Gerusalemme, Basilica del Santo Sepolcro, Cappella del Golgota
Egeria, pellegrina spagnola che nel IV secolo redasse un celebre diario di viaggio, fervente di pii desideri, cercava in questi luoghi la conferma tangibile alle parole della Bibbia. Arrivato l’islam, dopo secoli di lontananza, quando i crociati ricostruirono questa Basilica, i luoghi santi acquistarono una forza di suggestione tutta terrena, in buona parte sincera, ma anche manipolabile. Poi la Terra Santa è stata esportata fin nella sua concretezza, di reliquie e architetture, nei regni d’Occidente. Con il tempo è stata tradotta in una geografia intima, che si dipanava -come ci ha insegnato San Francesco - nelle ore del giorno e nei luoghi della quotidianità.
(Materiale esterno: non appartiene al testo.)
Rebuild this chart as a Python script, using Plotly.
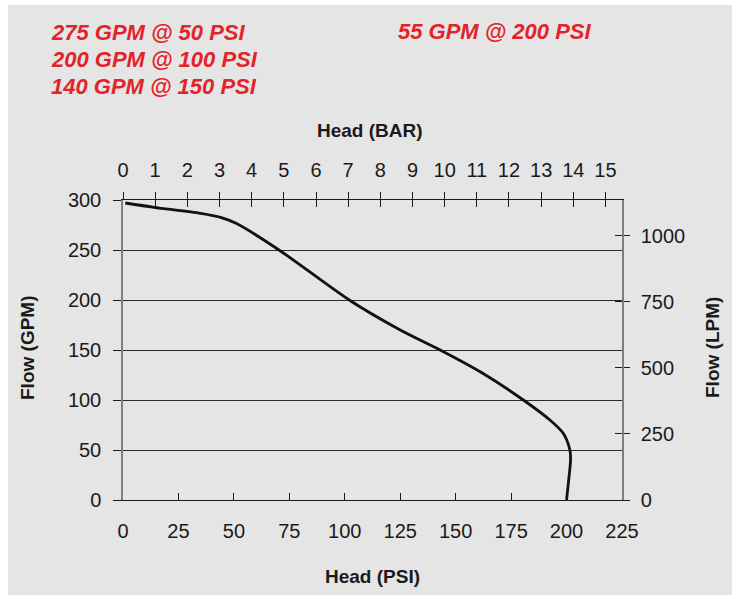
import plotly.graph_objects as go

# ---- data ----
head_psi = [1, 14, 35, 44, 51, 71, 102, 125, 143, 162, 180.5, 192.5, 198.5, 201.5, 201.8, 200.8, 200]
flow_gpm = [297, 292.7, 286.7, 282.7, 276.7, 249, 200, 170, 150, 127, 100, 80, 66.7, 50, 40, 16.7, 0]

psi_ticks = [0, 25, 50, 75, 100, 125, 150, 175, 200, 225]
gpm_ticks = [0, 50, 100, 150, 200, 250, 300]
bar_ticks = list(range(0, 16))
lpm_ticks = [0, 250, 500, 750, 1000]

notes_left = ["275 GPM @ 50 PSI", "200 GPM @ 100 PSI", "140 GPM @ 150 PSI"]
notes_right = ["55 GPM @ 200 PSI"]

PSI_PER_BAR = 14.5038
LPM_PER_GPM = 3.78541
X_MAX = 225
Y_MAX = 300

# ---- layout geometry (pixels) ----
W, H = 732, 595
L, R, T, B = 123, 622, 200, 500
pw, ph = R - L, B - T


def px(x):
    return (x - L) / pw


def py(y):
    return (B - y) / ph


BG = "#e5e5e5"
RED = "#e3222a"
FONT = "Liberation Sans, Arial, sans-serif"

fig = go.Figure()
fig.add_trace(go.Scatter(
    x=head_psi, y=flow_gpm, mode="lines",
    line=dict(color="#111111", width=2.8, shape="spline", smoothing=0.8),
    showlegend=False, hoverinfo="skip",
))
# invisible traces to activate the secondary axes
for xa, ya in [("x2", "y"), ("x3", "y"), ("x", "y2"), ("x", "y3")]:
    fig.add_trace(go.Scatter(x=[0], y=[0], xaxis=xa, yaxis=ya, mode="markers",
                             marker=dict(opacity=0), showlegend=False, hoverinfo="skip"))

tickfont = dict(family=FONT, size=20, color="#1a1a1a")

fig.update_layout(
    width=W, height=H,
    margin=dict(l=L, r=W - R, t=T, b=H - B, pad=0),
    paper_bgcolor="white",
    plot_bgcolor=BG,
    font=dict(family=FONT, color="#1a1a1a"),
    xaxis=dict(
        range=[0, X_MAX], tickvals=psi_ticks, ticks="inside", ticklen=7,
        tickcolor="#1a1a1a", tickwidth=1, showline=True, linecolor="#1a1a1a",
        linewidth=1.2, showgrid=False, zeroline=False, tickfont=tickfont,
        ticklabelstandoff=13,
    ),
    xaxis2=dict(
        overlaying="x", side="top", anchor="y",
        range=[0, X_MAX / PSI_PER_BAR], tickvals=bar_ticks, ticks="outside",
        ticklen=7, tickcolor="#1a1a1a", showline=True, linecolor="#1a1a1a",
        linewidth=1.2, showgrid=False, zeroline=False, tickfont=tickfont,
        ticklabelstandoff=7,
    ),
    xaxis3=dict(
        overlaying="x", side="top", anchor="y",
        range=[0, X_MAX / PSI_PER_BAR], tickvals=bar_ticks, ticks="inside",
        ticklen=7, tickcolor="#1a1a1a", showline=False, showgrid=False,
        zeroline=False, showticklabels=False,
    ),
    yaxis=dict(
        range=[0, Y_MAX], tickvals=gpm_ticks, ticks="outside", ticklen=8,
        tickcolor="#1a1a1a", showline=True, linecolor="#7f7f7f", linewidth=1.5,
        showgrid=True, gridcolor="#2a2a2a", gridwidth=1, zeroline=False,
        tickfont=tickfont, ticklabelstandoff=8,
    ),
    yaxis2=dict(
        overlaying="y", side="right", anchor="x",
        range=[0, Y_MAX * LPM_PER_GPM], tickvals=lpm_ticks, ticks="outside",
        ticklen=6, tickcolor="#1a1a1a", showline=True, linecolor="#7f7f7f",
        linewidth=1.5, showgrid=False, zeroline=False, tickfont=tickfont,
        ticklabelstandoff=7,
    ),
    yaxis3=dict(
        overlaying="y", side="right", anchor="x",
        range=[0, Y_MAX * LPM_PER_GPM], tickvals=lpm_ticks, ticks="inside",
        ticklen=7, tickcolor="#1a1a1a", showline=False, showgrid=False,
        zeroline=False, showticklabels=False,
    ),
    showlegend=False,
)

# gray card behind everything
fig.add_shape(type="rect", xref="paper", yref="paper",
              x0=px(8), x1=px(W + 5), y0=py(H + 5), y1=py(5),
              fillcolor=BG, line=dict(width=0), layer="below")

anns = []
for i, t in enumerate(notes_left):
    anns.append(dict(text=t, x=px(49), y=py(32.5 + 26.8 * i), xanchor="left", yanchor="middle"))
for i, t in enumerate(notes_right):
    anns.append(dict(text=t, x=px(396), y=py(31 + 26.8 * i), xanchor="left", yanchor="middle"))
for a in anns:
    a.update(xref="paper", yref="paper", showarrow=False,
             font=dict(family=FONT, size=22, color=RED, weight="bold", style="italic"))
    fig.add_annotation(**a)

title_font = dict(family=FONT, size=19, color="#1a1a1a", weight="bold")
fig.add_annotation(text="Head (BAR)", x=px(370), y=py(130), xref="paper", yref="paper",
                   showarrow=False, font=title_font, xanchor="center", yanchor="middle")
fig.add_annotation(text="Head (PSI)", x=px(372), y=py(576), xref="paper", yref="paper",
                   showarrow=False, font=title_font, xanchor="center", yanchor="middle")
fig.add_annotation(text="Flow (GPM)", x=px(27), y=py(348), xref="paper", yref="paper",
                   showarrow=False, font=title_font, textangle=-90,
                   xanchor="center", yanchor="middle")
fig.add_annotation(text="Flow (LPM)", x=px(712), y=py(348), xref="paper", yref="paper",
                   showarrow=False, font=title_font, textangle=-90,
                   xanchor="center", yanchor="middle")

fig.write_html(
    "out.html",
    config={"displayModeBar": False},
    post_script="document.body.style.margin='0';document.body.style.padding='0';",
)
Sul Golgota la prossimità dei fratelli di seminario (e non solo), inginocchiati gomito a gomito, feconda un’esperienza che non resta emozionale. Non nelle pietre, ma nella carne, nei cuori e nella mente dei fratelli calpestiamo luoghi santi, in cui occorrerebbe, talvolta, slacciarsi i sandali come Mosè davanti al roveto. Prossimità che passa anche per le tensioni meschine tra i cristiani che si spartiscono la basilica e gli eccessi dei frati più maneschi. Anche queste sono ferite che Gesù ha portato con sé sulla croce e che indicano la faticosa ascesa della conversione. C’è però un fatto che ribalta ogni cosa, vince il peccato e azzera ogni dolore. La Resurrezione cambia tutto. Il risorto è la chiave di volta del nostro credere. La fede e l’amore sono le due gambe che ci fanno correre nella sequela, che rendono possibile la vita alla luce della gioia della Resurrezione. Parole che siglano l’omelia del vescovo nel Santo Sepolcro e che chiudono al rilancio il pellegrinaggio. 
La terra promessa, la terra santa di Gesù è ancora oggi terra contesa tra i popoli e i figli di Abramo, dove la storia e l’archeologia riaccendono divisioni e violenze. Ma questa terra rimanda con decisione alla terra degli uomini, agli spazi del cuore e dell’agire che non hanno confine.